● **What is needed**: Output exactly the lines from the line containing "Emit a LaTeX" through the line containing "SIDE (CS) WING", inclusive, and omit any pictures.

● **Material for this task**:

%%

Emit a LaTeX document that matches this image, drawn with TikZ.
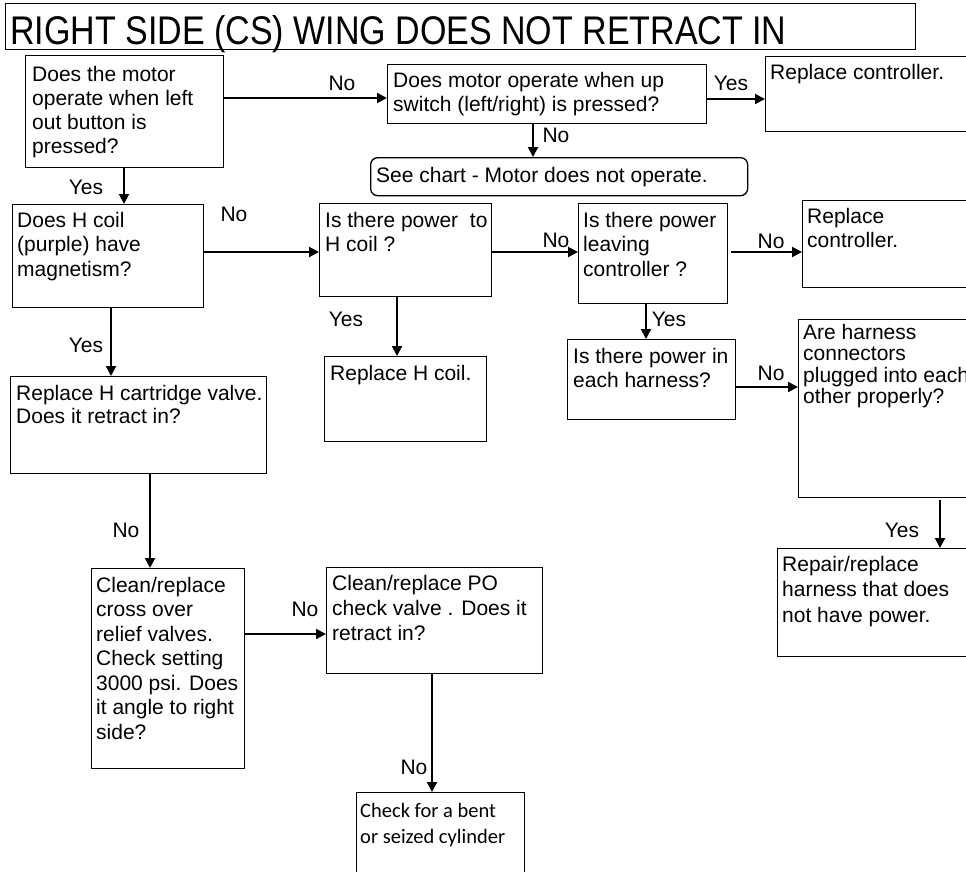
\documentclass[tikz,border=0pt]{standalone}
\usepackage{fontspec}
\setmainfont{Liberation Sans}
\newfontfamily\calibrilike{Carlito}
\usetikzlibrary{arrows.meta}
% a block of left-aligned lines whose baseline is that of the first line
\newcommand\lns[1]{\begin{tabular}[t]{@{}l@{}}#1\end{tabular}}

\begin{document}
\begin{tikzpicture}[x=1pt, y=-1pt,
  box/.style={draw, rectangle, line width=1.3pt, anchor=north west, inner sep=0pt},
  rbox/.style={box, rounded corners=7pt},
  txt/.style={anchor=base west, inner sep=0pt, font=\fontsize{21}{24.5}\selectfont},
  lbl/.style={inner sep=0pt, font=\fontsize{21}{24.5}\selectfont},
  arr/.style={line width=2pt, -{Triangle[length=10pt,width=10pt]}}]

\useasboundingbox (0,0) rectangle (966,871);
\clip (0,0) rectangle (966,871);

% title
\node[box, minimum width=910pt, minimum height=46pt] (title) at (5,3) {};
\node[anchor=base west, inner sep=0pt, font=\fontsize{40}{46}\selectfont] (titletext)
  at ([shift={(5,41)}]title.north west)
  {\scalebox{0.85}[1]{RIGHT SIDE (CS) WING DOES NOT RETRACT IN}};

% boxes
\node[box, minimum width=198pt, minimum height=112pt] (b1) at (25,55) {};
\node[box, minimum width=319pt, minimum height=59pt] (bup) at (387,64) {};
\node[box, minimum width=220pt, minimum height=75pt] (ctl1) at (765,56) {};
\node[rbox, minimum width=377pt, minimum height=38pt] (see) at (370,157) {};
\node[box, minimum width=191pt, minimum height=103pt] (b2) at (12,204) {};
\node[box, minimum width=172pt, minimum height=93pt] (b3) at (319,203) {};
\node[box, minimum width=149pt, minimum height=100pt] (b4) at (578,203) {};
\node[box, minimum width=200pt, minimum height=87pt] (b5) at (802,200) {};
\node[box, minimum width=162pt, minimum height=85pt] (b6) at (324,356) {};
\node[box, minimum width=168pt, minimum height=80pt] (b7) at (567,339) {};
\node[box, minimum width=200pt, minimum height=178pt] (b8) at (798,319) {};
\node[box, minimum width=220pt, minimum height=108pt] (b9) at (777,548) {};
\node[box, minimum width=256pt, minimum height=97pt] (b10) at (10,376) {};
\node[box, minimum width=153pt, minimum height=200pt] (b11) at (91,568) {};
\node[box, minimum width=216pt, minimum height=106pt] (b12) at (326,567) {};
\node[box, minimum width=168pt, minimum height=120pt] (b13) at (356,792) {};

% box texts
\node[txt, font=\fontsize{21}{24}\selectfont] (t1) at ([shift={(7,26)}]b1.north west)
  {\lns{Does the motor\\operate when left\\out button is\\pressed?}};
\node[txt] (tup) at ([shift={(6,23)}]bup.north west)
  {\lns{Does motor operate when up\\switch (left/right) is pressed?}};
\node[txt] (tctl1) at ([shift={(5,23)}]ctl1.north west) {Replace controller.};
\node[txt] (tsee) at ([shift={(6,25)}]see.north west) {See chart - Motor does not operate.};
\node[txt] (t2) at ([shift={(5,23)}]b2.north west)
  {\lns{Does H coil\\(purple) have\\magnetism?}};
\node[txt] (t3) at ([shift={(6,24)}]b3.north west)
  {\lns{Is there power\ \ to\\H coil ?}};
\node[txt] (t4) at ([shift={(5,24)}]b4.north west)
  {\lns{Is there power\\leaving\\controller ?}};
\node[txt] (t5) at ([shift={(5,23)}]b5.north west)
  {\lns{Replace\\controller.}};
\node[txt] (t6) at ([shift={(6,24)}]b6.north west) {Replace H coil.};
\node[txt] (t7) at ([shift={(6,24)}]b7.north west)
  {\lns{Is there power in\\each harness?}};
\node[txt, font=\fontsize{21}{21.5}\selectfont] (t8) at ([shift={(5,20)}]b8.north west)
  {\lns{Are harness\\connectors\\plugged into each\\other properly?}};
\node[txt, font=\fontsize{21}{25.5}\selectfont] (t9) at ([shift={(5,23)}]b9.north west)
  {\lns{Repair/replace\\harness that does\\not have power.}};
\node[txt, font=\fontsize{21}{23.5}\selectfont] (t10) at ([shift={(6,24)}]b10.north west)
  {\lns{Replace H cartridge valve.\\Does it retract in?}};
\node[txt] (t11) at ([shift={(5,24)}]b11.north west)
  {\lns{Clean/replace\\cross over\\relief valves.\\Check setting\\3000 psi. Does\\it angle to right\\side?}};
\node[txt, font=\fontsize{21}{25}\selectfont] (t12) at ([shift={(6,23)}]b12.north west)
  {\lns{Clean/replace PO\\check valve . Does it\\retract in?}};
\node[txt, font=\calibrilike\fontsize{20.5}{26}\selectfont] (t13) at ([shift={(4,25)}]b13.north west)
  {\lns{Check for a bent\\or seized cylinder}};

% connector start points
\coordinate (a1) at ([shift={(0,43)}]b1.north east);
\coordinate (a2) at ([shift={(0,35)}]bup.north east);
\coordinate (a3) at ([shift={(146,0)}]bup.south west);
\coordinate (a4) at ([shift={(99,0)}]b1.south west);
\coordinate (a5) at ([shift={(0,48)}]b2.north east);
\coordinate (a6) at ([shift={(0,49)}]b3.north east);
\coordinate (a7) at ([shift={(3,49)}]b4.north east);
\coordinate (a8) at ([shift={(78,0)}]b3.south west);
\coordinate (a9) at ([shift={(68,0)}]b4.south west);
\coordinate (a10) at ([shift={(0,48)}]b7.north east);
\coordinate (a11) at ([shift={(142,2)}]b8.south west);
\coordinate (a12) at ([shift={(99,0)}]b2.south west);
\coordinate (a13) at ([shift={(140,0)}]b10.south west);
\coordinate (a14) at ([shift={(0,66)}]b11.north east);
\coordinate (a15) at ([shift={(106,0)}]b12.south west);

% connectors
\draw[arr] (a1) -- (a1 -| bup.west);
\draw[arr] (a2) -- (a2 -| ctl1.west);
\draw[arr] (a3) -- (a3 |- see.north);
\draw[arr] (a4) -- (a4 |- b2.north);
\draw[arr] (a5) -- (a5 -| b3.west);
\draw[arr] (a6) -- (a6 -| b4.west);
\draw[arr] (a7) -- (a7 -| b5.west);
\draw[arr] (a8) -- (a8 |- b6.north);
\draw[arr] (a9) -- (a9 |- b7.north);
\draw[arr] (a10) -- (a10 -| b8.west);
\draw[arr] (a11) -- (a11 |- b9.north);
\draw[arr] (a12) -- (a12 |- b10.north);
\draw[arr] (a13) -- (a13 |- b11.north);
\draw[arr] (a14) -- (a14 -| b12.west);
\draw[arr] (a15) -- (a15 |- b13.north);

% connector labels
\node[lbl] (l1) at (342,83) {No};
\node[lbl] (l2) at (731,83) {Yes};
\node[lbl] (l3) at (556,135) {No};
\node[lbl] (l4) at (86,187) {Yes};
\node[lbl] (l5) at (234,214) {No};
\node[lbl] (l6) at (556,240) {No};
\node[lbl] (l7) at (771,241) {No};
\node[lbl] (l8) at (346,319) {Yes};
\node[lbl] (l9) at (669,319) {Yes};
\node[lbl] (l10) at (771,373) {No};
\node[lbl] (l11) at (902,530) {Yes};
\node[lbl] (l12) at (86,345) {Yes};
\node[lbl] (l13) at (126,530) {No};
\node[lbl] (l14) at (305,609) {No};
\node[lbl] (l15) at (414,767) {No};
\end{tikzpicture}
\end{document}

%%
%%

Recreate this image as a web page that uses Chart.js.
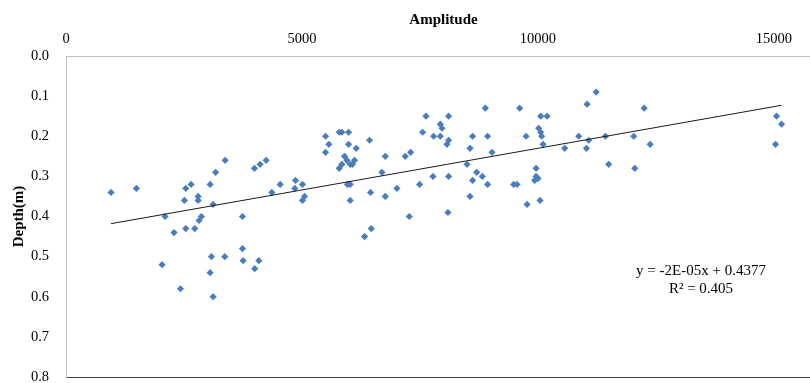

%%

● **Result for this task**:
Emit a LaTeX document that matches this image, drawn with TikZ.
\documentclass[tikz,border=0pt]{standalone}
\usepackage{fontspec}
\setmainfont{Liberation Sans}
\newfontfamily\calibrilike{Carlito}
\usetikzlibrary{arrows.meta}
% a block of left-aligned lines whose baseline is that of the first line
\newcommand\lns[1]{\begin{tabular}[t]{@{}l@{}}#1\end{tabular}}

\begin{document}
\begin{tikzpicture}[x=1pt, y=-1pt,
  box/.style={draw, rectangle, line width=1.3pt, anchor=north west, inner sep=0pt},
  rbox/.style={box, rounded corners=7pt},
  txt/.style={anchor=base west, inner sep=0pt, font=\fontsize{21}{24.5}\selectfont},
  lbl/.style={inner sep=0pt, font=\fontsize{21}{24.5}\selectfont},
  arr/.style={line width=2pt, -{Triangle[length=10pt,width=10pt]}}]

\useasboundingbox (0,0) rectangle (966,871);
\clip (0,0) rectangle (966,871);

% title
\node[box, minimum width=910pt, minimum height=46pt] (title) at (5,3) {};
\node[anchor=base west, inner sep=0pt, font=\fontsize{40}{46}\selectfont] (titletext)
  at ([shift={(5,41)}]title.north west)
  {\scalebox{0.85}[1]{RIGHT SIDE (CS) WING DOES NOT RETRACT IN}};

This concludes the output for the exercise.